Lies, damned lies and statistics is the popular saying. However we use
statistics on services to determine truth about their performance and usage
patterns.

Performance

Performance statisctics are gathered using MRTG.

Machine statistics

Information on the server itself is gathered using the standard mrtg utilities
and mrtg-ip-acct, mrtg-load. Contrary to most standard mrtg setups our graphs
are configured to grow from left to right using the growright option and
bandwidth data is given in bits per second instead of bytes, giving a better
indication of bandwith usage.

Apache statistics

Performance information for apache is gathered using the standard mrtg-apache
utility. This requires Apache to be configured to provided extended status
information for itself. Since this is not publicly useful information access to
the server status is only allowed from the server itself.

Squid statistics

Squid offers SNMP access to its performance data. This can be enabled via
squid.conf and access controlled via standard acl statements. For our setup we
use:

  acl snmppublic snmp_community public
  snmp_port 3401
  snmp_access allow snmppublic localhost
  
An example of how to configure MRTG for this can be found at Chris' MRTG resource.

Website visits

Information on website usage is generated with awstats. All general settings are
set in the standard awstats.conf file. For each virtual host for which we want
to generate statistics a new file named awstats.<hostname>.conf is created with
the host-specific information and which includes the global configuration. An
example file is:

  Include "/etc/awstats/awstats.conf"
  
  LogFile="/var/log/apache2/paste.plone.org/access.log"
  SiteDomain="paste.plone.org"
  
A crontab runs every 10 minutes to update the statistics. This is done using a
simple script which looks for all configuration files and processes them:

  #!/bin/sh
  
  umask 0022
  
  for cfg in /etc/awstats/awstats.*.conf ; do
          site=$(echo $cfg | sed -e 's/.*awstats\.\(.*\)\.conf$/\1/')
          /usr/lib/cgi-bin/awstats.pl -config=$site -update >/dev/null
  done
  
Viewing the statistics is done through the awstats CGI utility.
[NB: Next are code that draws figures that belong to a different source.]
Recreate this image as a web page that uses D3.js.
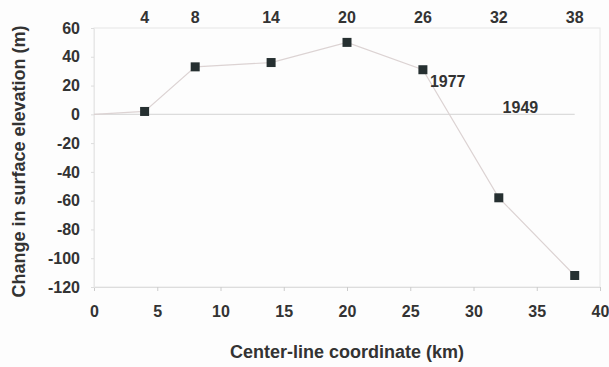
<!DOCTYPE html>
<html>
<head>
<meta charset="utf-8">
<script src="https://cdn.jsdelivr.net/npm/d3@7"></script>
<style>
  body { margin: 0; background: #fdfdfd; }
  text { font-family: "Liberation Sans", Arial, sans-serif; fill: #333; font-weight: bold; }
</style>
</head>
<body>
<div id="chart"></div>
<script>
// profile data
const km1977 = [0, 4, 8, 14, 20, 26, 32, 38];
const dh1977 = [0, 2, 33, 36, 50, 31, -58, -112];
const marked = [false, true, true, true, true, true, true, true];
const topTicks = [4, 8, 14, 20, 26, 32, 38];
const xTicks = [0, 5, 10, 15, 20, 25, 30, 35, 40];
const yTicks = [60, 40, 20, 0, -20, -40, -60, -80, -100, -120];

const width = 609, height = 367;
const margin = { top: 28, right: 9, bottom: 80, left: 94 };

const svg = d3.select("#chart").append("svg")
    .attr("width", width)
    .attr("height", height);

const x = d3.scaleLinear().domain([0, 40]).range([margin.left, width - margin.right]);
const y = d3.scaleLinear().domain([-120, 60]).range([height - margin.bottom, margin.top]);

// plain hyphen for negatives, like the original
const fmt = d => String(d);

// faint frame, as on the scanned figure
svg.append("rect")
    .attr("x", x(0)).attr("y", y(60))
    .attr("width", x(40) - x(0)).attr("height", y(-120) - y(60))
    .attr("fill", "none")
    .attr("stroke", "#e6e6e6")
    .attr("stroke-width", 1);

// bottom axis
const xAxis = svg.append("g")
    .attr("transform", `translate(0,${y(-120)})`)
    .call(d3.axisBottom(x).tickValues(xTicks).tickSize(4).tickPadding(15).tickFormat(fmt));
xAxis.select(".domain").attr("stroke", "#ddd");
xAxis.selectAll(".tick line").attr("stroke", "#ccc");
xAxis.selectAll("text").style("font-size", "16px").style("fill", "#333");

// left axis
const yAxis = svg.append("g")
    .attr("transform", `translate(${x(0)},0)`)
    .call(d3.axisLeft(y).tickValues(yTicks).tickSize(3).tickPadding(11).tickFormat(fmt));
yAxis.select(".domain").attr("stroke", "#e8e8e8");
yAxis.selectAll(".tick line").attr("stroke", "#ddd");
yAxis.selectAll("text").style("font-size", "16px").style("fill", "#333");

// top labels: sample points along the center line
svg.append("g")
    .selectAll("text")
    .data(topTicks)
    .enter().append("text")
    .attr("x", d => x(d))
    .attr("y", y(60) - 5)
    .attr("text-anchor", "middle")
    .style("font-size", "16px")
    .text(d => d);

// 1949 reference surface (zero change)
svg.append("line")
    .attr("x1", x(0)).attr("x2", x(38))
    .attr("y1", y(0)).attr("y2", y(0))
    .attr("stroke", "#dcdcdc")
    .attr("stroke-width", 1.2);

// 1977 profile
const line = d3.line()
    .x((d, i) => x(km1977[i]))
    .y(d => y(d));

svg.append("path")
    .datum(dh1977)
    .attr("fill", "none")
    .attr("stroke", "#dcd3d3")
    .attr("stroke-width", 1.2)
    .attr("d", line);

svg.append("g")
    .selectAll("rect")
    .data(dh1977.map((d, i) => ({ km: km1977[i], dh: d, show: marked[i] })).filter(d => d.show))
    .enter().append("rect")
    .attr("x", d => x(d.km) - 4.5)
    .attr("y", d => y(d.dh) - 4.5)
    .attr("width", 9)
    .attr("height", 9)
    .attr("fill", "#263031");

// series labels
svg.append("text")
    .attr("x", x(26) + 7).attr("y", y(31) + 17)
    .style("font-size", "16px")
    .text("1977");

svg.append("text")
    .attr("x", x(32.3)).attr("y", y(0) - 1)
    .style("font-size", "16px")
    .text("1949");

// axis titles
svg.append("text")
    .attr("x", (x(0) + x(40)) / 2)
    .attr("y", height - 9)
    .attr("text-anchor", "middle")
    .style("font-size", "18px")
    .text("Center-line coordinate (km)");

svg.append("text")
    .attr("transform", `translate(25,${(y(60) + y(-120)) / 2 + 4}) rotate(-90)`)
    .attr("text-anchor", "middle")
    .style("font-size", "18px")
    .text("Change in surface elevation (m)");
</script>
</body>
</html>
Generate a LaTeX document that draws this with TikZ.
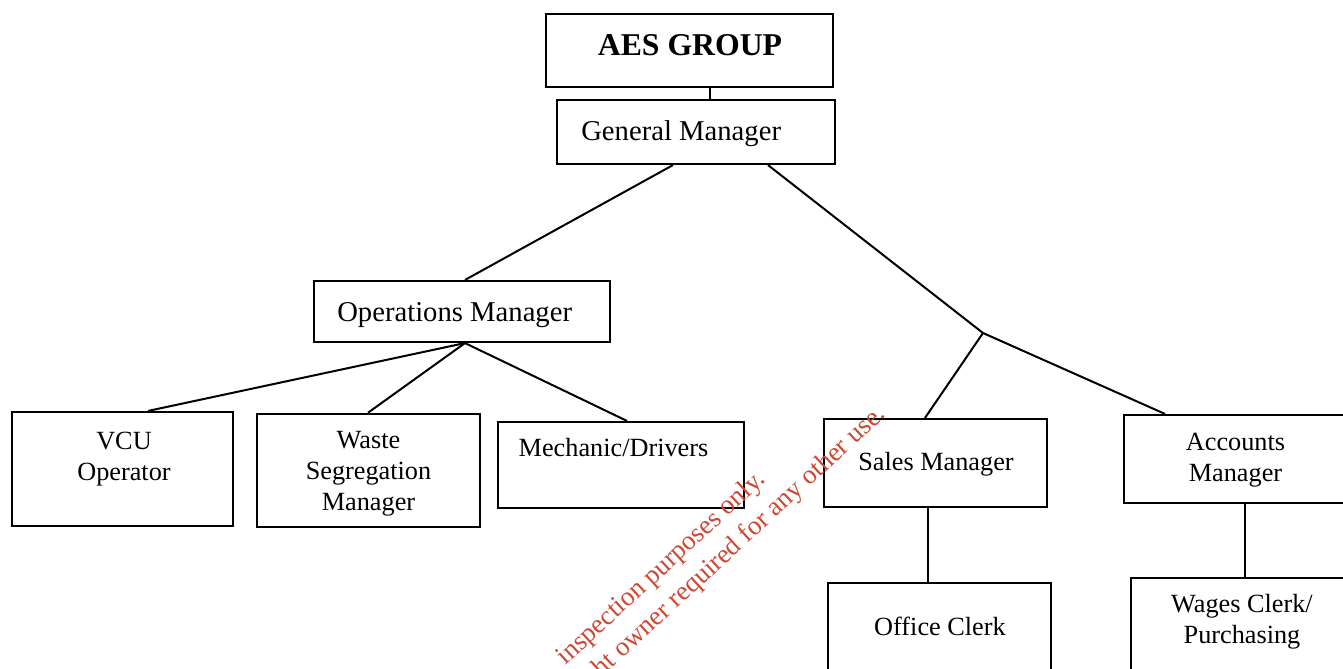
\documentclass[tikz,border=0pt]{standalone}
\usepackage{fontspec}
\setmainfont{Liberation Serif}
\usepackage{xcolor}
\definecolor{stampred}{RGB}{205,72,52}

\begin{document}
\begin{tikzpicture}[x=0.75pt,y=0.75pt,yscale=-1,xscale=1,
    box/.style={draw, rectangle, line width=1.6pt, inner sep=0pt},
    link/.style={line width=1.5pt},
    txt/.style={inner sep=0.75pt, align=center, font=\fontsize{19.7}{23.2}\selectfont},
    toptxt/.style={inner sep=0.75pt, font=\fontsize{21.5}{25}\selectfont},
    stamp/.style={inner sep=0pt, rotate=42.5, text=stampred, font=\fontsize{20.2}{24}\selectfont}]
    %set diagram frame: 1343 x 668
    \clip (0,0) rectangle (1343,668);

    %Shape: Rectangle
    \node[box, minimum width=215.25pt, minimum height=54.75pt] (aes) at (689.5,50.5) {};
    %Shape: Rectangle
    \node[box, minimum width=208.5pt, minimum height=48pt] (gm) at (696,132) {};
    %Shape: Rectangle
    \node[box, minimum width=222pt, minimum height=45.75pt] (ops) at (462,311.5) {};
    %Shape: Rectangle
    \node[box, minimum width=165.75pt, minimum height=85.5pt] (vcu) at (122.5,469) {};
    %Shape: Rectangle
    \node[box, minimum width=167.25pt, minimum height=84.75pt] (waste) at (368.5,470.3) {};
    %Shape: Rectangle
    \node[box, minimum width=184.5pt, minimum height=64.5pt] (mech) at (621,465) {};
    %Shape: Rectangle
    \node[box, minimum width=167.25pt, minimum height=66pt] (sales) at (935.5,463) {};
    %Shape: Rectangle
    \node[box, minimum width=169.5pt, minimum height=66pt] (acc) at (1237,459) {};
    %Shape: Rectangle
    \node[box, minimum width=167.25pt, minimum height=87.75pt] (office) at (939.5,641.5) {};
    %Shape: Rectangle
    \node[box, minimum width=164.25pt, minimum height=93pt] (wages) at (1240.5,640) {};

    \coordinate (fork) at (983,333);

    %Straight Lines
    \draw[link] (aes.south -| 710,0) -- (gm.north -| 710,0);
    %Straight Lines
    \draw[link] (gm.south -| 673,0) -- (ops.north -| 465,0);
    %Straight Lines
    \draw[link] (gm.south -| 768,0) -- (fork);
    %Straight Lines
    \draw[link] (fork) -- (sales.north -| 925,0);
    %Straight Lines
    \draw[link] (fork) -- (acc.north -| 1165,0);
    %Straight Lines
    \draw[link] (ops.south -| 465,0) -- (vcu.north -| 148,0);
    %Straight Lines
    \draw[link] (ops.south -| 465,0) -- (waste.north -| 368,0);
    %Straight Lines
    \draw[link] (ops.south -| 465,0) -- (mech.north -| 627,0);
    %Straight Lines
    \draw[link] (sales.south -| 928,0) -- (office.north -| 928,0);
    %Straight Lines
    \draw[link] (acc.south -| 1245,0) -- (wages.north -| 1245,0);

    % Text Node
    \node[toptxt, anchor=base, font=\fontsize{23.8}{28}\selectfont\bfseries] (aes-t) at (690,55) {AES GROUP};
    % Text Node
    \node[toptxt, anchor=base west] (gm-t) at (580,140) {General Manager};
    % Text Node
    \node[toptxt, anchor=base west] (ops-t) at (336,321) {Operations Manager};
    % Text Node
    \node[txt] (vcu-t) at (124,459) {VCU\\Operator};
    % Text Node
    \node[txt] (waste-t) at (368.5,474) {Waste\\Segregation\\Manager};
    % Text Node
    \node[txt, anchor=base] (mech-t) at (613.5,456) {Mechanic/Drivers};
    % Text Node
    \node[txt, anchor=base] (sales-t) at (936,470) {Sales Manager};
    % Text Node
    \node[txt] (acc-t) at (1235.5,460) {Accounts\\Manager};
    % Text Node
    \node[txt, anchor=base] (office-t) at (940,635) {Office Clerk};
    % Text Node
    \node[txt] (wages-t) at (1242,622) {Wages Clerk/\\Purchasing};

    % Stamp Text
    \node[stamp, anchor=base east] (stamp-a) at (767,481) {inspection purposes only.};
    \node[stamp, anchor=base east] (stamp-b) at (887,416) {ht owner required for any other use.};

\end{tikzpicture}
\end{document}
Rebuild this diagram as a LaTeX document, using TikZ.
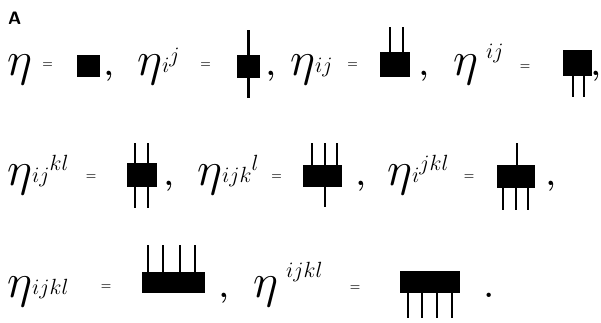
\documentclass[tikz,border=0pt]{standalone}
\usepackage{fix-cm}
\usepackage{tikz}
\usetikzlibrary{positioning, calc}
\DeclareMathSizes{48}{48}{22}{16}
% raised indices, written close to the eta
\newcommand{\upidx}[2][15pt]{\raisebox{#1}{$\scriptstyle #2$}}
\newcommand{\loidx}[1]{\raisebox{3pt}{$\scriptstyle #1$}}

\tikzset{
    tensor/.style={fill=black, inner sep=0pt, outer sep=0pt},
    leg/.style={line width=2.2pt},
    sym/.style={anchor=base west, inner sep=0pt, font=\fontsize{48}{52}\selectfont},
    eqs/.style={inner sep=0pt, font=\fontsize{12}{13}\selectfont\bfseries},
    punct/.style={anchor=base west, inner sep=0pt, font=\fontsize{30}{33}\selectfont\bfseries}
}

\begin{document}
\begin{tikzpicture}[x=1pt, y=-1pt]
\useasboundingbox (0,0) rectangle (601,323);

\node[anchor=north west, inner sep=0pt, font=\fontsize{18}{20}\selectfont\sffamily\bfseries] (lbl) at (8,12) {A};

% Row 1: eta, eta_i^j, eta_ij, eta^ij
\node[sym] (eta1) at (7,76) {$\eta$};
\node[eqs] (eq1) at (47.5,65) {=};
\node[tensor, minimum width=23pt, minimum height=22pt] (t1) at (88.5,66) {};
\node[punct] (c1) at (104,76) {,};

\node[sym] (eta2) at (137,76) {$\eta\loidx{i}\upidx[13pt]{j}$};
\node[eqs] (eq2) at (205.5,65) {=};
\node[tensor, minimum width=23pt, minimum height=23pt] (t2) at (248.5,66.5) {};
\draw[leg] (t2.north) -- (248.5,30);
\draw[leg] (t2.south) -- (248.5,98);
\node[punct] (c2) at (266,76) {,};

\node[sym] (eta3) at (290,76) {$\eta\loidx{ij}$};
\node[eqs] (eq3) at (352.5,65) {=};
\node[tensor, minimum width=30pt, minimum height=25pt] (t3) at (395,64.5) {};
\foreach \x in {390,403} \draw[leg] (\x,0 |- t3.north) -- (\x,27);
\node[punct] (c3) at (419,76) {,};

\node[sym] (eta4) at (453,76) {$\eta\,\upidx[17pt]{ij}$};
\node[eqs] (eq4) at (525,67) {=};
\node[tensor, minimum width=29pt, minimum height=26pt] (t4) at (577.5,63) {};
\foreach \x in {573,584} \draw[leg] (\x,0 |- t4.south) -- (\x,97);
\node[punct] (c4) at (591,76) {,};

% Row 2: eta_ij^kl, eta_ijk^l, eta_i^jkl
\node[sym] (eta5) at (7,185) {$\eta\loidx{ij}\upidx{kl}$};
\node[eqs] (eq5) at (91,177.5) {=};
\node[tensor, minimum width=30pt, minimum height=24pt] (t5) at (142,175) {};
\foreach \x in {135,148} {
    \draw[leg] (\x,0 |- t5.north) -- (\x,143);
    \draw[leg] (\x,0 |- t5.south) -- (\x,208);
}
\node[punct] (c5) at (164,185) {,};

\node[sym] (eta6) at (197,185) {$\eta\loidx{ijk}\upidx{l}$};
\node[eqs] (eq6) at (276.5,177.5) {=};
\node[tensor, minimum width=39pt, minimum height=22pt] (t6) at (322.5,176) {};
\foreach \x in {312,325,337} \draw[leg] (\x,0 |- t6.north) -- (\x,143);
\draw[leg] (325,0 |- t6.south) -- (325,207);
\node[punct] (c6) at (356,185) {,};

\node[sym] (eta7) at (387,185) {$\eta\loidx{i}\upidx{jkl}$};
\node[eqs] (eq7) at (469,177.5) {=};
\node[tensor, minimum width=38pt, minimum height=23pt] (t7) at (516,176.5) {};
\draw[leg] (517,0 |- t7.north) -- (517,143);
\foreach \x in {503,516,528} \draw[leg] (\x,0 |- t7.south) -- (\x,210);
\node[punct] (c7) at (546,185) {,};

% Row 3: eta_ijkl, eta^ijkl
\node[sym] (eta8) at (7,297) {$\eta\loidx{ijkl}$};
\node[eqs] (eq8) at (106,287.5) {=};
\node[tensor, minimum width=63pt, minimum height=21pt] (t8) at (173.5,282.5) {};
\foreach \x in {148,163,180,195} \draw[leg] (\x,0 |- t8.north) -- (\x,245);
\node[punct] (c8) at (219,297) {,};

\node[sym] (eta9) at (253,297) {$\eta\,\upidx[20pt]{ijkl}$};
\node[eqs] (eq9) at (355,288.5) {=};
\node[tensor, minimum width=60pt, minimum height=22pt] (t9) at (430,282) {};
\foreach \x in {408,422,437,452} \draw[leg] (\x,0 |- t9.south) -- (\x,318);
\node[punct] (p9) at (484,297) {.};

\end{tikzpicture}
\end{document}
Since this
utility uses a slightly non-userfriendly URL we use an apache rewrite rule to
make things a bit simpler:

  Alias           /awstats-icon/  /usr/share/awstats/icon/
  RewriteEngine   On
  RewriteRule     ^/awstats/(.*)  /cgi-bin/awstats.pl?config=$1 [R]
  
This turns the easy to remember /awstats/paste.plone.org into
/cgi-bin/awstats.pl?config=paste.plone.org .


Squid traffic

The standard logging options from squid do not provide enough information to
generate full awstat reports. Luckily there is a customlog patch available which
makes it possible to produce standard common logfile format output from squid:

  logformat combined %>a %ui %un [%{%d/%b/%Y:%H:%M:%S +0000}tl] "%rm %ru HTTP/%rv" %Hs %<st "%{Referer}>h" "%{User-Agent}>h" %Ss:%Sh
  access_log /var/log/squid/combined.log combined
  cache_access_log /var/log/squid/access.log
  
This output can be processed normally by awstats.